If you listen closely at 3:10, you’ll hear Michael break down crying, and sing through his tears in the most absolutely beautiful way. I don’t think I’ve ever listened to it without crying, I am not exaggerating. It just brings me to a place of the deepest grief within me, and connects me with the collective grief of humanity. There is a whole world contained within those few little seconds of sound.
I had been listening and crying to that song for years when I heard the story of how it was recorded. Apparently, although Michael’s stardom was at its highest, he was at a devastatingly low point in his life. He felt that he didn’t have any true friends, and that his inner circle was populated solely by people who wanted to get something from him. He was addled by despair and loneliness.
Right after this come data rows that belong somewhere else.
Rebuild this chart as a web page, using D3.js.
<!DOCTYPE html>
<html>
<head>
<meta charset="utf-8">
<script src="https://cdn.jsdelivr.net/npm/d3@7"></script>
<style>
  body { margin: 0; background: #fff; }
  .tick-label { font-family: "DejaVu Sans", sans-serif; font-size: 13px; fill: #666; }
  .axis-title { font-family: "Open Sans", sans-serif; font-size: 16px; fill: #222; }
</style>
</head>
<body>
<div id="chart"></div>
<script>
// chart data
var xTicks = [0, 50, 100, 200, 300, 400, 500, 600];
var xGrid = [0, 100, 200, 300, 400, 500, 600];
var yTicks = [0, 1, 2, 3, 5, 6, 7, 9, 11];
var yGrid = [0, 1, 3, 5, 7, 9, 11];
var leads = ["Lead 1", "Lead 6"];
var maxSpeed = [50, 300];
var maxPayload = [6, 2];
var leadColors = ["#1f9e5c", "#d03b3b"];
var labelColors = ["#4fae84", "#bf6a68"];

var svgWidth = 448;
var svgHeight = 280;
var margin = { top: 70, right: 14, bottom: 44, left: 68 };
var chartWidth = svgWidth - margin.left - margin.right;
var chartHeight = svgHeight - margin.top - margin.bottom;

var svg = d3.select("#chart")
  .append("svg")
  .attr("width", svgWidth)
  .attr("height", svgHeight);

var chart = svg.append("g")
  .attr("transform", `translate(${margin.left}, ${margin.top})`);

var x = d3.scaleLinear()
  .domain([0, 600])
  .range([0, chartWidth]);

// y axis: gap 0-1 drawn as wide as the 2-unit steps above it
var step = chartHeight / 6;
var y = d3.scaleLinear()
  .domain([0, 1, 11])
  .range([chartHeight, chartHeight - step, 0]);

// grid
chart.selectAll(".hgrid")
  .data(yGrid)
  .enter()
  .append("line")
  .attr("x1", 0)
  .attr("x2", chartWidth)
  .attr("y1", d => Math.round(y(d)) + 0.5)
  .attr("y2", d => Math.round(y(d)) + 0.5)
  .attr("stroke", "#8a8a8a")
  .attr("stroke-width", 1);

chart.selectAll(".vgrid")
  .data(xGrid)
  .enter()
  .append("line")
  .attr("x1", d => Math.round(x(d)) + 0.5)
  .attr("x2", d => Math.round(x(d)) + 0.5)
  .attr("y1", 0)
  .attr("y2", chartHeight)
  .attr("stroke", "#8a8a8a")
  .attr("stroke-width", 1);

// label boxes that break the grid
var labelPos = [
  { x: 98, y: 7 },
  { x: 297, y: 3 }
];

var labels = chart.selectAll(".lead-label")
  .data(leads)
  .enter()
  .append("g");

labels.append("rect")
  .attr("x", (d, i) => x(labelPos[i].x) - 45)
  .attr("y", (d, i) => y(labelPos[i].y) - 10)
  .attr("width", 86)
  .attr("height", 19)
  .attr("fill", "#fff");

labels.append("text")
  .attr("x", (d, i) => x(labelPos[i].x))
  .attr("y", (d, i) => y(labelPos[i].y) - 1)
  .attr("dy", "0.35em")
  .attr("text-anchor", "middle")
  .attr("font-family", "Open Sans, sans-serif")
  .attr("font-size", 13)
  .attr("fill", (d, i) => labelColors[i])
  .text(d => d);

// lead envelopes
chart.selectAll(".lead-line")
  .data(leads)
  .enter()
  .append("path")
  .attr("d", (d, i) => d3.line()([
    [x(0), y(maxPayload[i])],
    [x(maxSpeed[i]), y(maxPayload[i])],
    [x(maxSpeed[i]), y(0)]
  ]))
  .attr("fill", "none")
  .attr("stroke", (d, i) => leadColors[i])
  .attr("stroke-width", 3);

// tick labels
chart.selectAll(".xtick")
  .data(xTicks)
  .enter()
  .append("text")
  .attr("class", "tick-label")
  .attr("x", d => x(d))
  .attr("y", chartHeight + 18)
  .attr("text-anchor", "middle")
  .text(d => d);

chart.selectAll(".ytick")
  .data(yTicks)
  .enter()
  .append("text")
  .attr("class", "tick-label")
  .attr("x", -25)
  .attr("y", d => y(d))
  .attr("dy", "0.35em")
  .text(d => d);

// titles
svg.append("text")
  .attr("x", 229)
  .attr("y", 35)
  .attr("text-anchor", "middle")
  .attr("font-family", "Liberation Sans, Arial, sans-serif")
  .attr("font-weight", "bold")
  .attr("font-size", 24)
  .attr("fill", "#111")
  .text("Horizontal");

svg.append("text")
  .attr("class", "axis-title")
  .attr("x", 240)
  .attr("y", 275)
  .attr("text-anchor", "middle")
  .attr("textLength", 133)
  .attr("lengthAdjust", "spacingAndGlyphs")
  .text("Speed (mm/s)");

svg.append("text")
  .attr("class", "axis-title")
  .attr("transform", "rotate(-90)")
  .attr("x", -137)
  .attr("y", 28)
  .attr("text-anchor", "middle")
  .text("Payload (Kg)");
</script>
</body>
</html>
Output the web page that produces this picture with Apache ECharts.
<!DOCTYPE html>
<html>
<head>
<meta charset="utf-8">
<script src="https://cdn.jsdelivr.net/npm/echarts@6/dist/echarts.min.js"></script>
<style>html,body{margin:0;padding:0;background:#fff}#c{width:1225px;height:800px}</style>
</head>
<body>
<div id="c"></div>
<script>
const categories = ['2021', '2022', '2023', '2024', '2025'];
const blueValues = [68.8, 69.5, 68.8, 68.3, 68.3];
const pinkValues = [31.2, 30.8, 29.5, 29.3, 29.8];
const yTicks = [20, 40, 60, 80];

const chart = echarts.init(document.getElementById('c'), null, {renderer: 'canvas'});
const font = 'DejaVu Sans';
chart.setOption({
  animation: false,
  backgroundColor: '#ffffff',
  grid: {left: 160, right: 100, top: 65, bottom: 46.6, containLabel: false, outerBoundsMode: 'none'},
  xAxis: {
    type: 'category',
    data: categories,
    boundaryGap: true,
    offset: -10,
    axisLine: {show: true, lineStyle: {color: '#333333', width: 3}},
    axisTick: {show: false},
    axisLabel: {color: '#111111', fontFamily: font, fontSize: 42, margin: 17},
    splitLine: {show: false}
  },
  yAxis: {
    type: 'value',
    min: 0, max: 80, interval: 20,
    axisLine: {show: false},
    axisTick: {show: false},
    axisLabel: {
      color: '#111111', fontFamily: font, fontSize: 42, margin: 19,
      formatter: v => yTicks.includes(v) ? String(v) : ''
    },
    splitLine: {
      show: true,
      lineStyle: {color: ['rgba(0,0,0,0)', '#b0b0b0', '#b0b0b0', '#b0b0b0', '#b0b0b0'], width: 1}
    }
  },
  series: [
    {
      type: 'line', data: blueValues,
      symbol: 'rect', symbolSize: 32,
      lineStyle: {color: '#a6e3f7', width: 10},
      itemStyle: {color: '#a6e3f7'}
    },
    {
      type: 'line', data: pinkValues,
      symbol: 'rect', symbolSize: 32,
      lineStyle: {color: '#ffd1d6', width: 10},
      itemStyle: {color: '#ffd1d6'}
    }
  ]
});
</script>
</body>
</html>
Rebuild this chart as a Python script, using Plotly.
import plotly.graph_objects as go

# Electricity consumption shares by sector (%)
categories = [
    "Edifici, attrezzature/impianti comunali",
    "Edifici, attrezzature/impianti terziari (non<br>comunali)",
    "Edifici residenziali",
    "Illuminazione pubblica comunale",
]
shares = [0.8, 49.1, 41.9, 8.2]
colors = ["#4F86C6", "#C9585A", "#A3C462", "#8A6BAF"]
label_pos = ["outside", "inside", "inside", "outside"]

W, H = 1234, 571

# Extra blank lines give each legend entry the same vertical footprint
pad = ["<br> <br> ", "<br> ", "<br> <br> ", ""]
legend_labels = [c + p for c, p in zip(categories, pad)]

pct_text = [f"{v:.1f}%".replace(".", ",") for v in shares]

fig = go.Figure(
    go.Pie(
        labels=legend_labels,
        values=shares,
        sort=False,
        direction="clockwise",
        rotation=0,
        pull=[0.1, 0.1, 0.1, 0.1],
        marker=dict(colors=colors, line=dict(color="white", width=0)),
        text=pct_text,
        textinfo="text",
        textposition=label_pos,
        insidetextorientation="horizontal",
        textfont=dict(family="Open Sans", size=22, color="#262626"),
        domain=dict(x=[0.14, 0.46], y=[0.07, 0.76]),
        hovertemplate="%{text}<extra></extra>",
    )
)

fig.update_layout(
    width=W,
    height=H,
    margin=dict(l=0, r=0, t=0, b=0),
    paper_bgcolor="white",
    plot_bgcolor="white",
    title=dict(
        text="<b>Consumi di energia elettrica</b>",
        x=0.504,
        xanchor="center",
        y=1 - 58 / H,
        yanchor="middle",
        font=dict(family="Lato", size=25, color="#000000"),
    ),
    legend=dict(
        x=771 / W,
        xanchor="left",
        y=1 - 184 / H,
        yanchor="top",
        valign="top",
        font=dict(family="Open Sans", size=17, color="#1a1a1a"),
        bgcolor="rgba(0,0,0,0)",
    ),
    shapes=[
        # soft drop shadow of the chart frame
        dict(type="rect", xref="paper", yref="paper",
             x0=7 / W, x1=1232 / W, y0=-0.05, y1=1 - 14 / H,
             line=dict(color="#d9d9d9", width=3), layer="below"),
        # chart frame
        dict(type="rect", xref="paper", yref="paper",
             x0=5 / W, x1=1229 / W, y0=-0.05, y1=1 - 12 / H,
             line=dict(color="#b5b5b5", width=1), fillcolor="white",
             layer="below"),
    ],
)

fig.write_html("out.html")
Michael threw all of his heartache into this beautiful song of loss and pain. The story goes that he was recording the song, got to that line, and just broke down into tears. His producer, Quincy Jones, asked him to record it again. Again, the same thing happened at the same point in the song. Four times, five, six, eight, he kept bursting into tears at the same moment.
Eventually, Quincy realized that the song was telling them that this is how it wanted to be. And so they left it. And it remains one of the most deeply vulnerable, revealing, and beautiful moments I’ve ever heard in a piece of music.
Could we all draw inspiration from this story to reexamine our relationship with crying while we sing? Could we let go of the idea that it’s a failure if we break down, and instead view it as a gift we could offer to our audience? By allowing ourselves to feel and express what we are feeling, we invite others to experience their own emotional landscape in a new way. We give voice to emotions that others may not have even known they had. And it gives the audience the opportunity to connect more deeply with themselves and with others in an intimate, communal experience of shared vulnerability.
As singers, we are alchemists. We take the raw materials of our own lives, emotions and the world around us and transmute them into sound. Just as all emotion isn’t pretty and perfect, so too all sound doesn’t have to be. Just as there is beauty in a pure tone and rich resonance, can there also be beauty in ugliness, grief, things falling apart with no plan for how they will be reassembled?
I say yes, my loves, I absolutely say yes.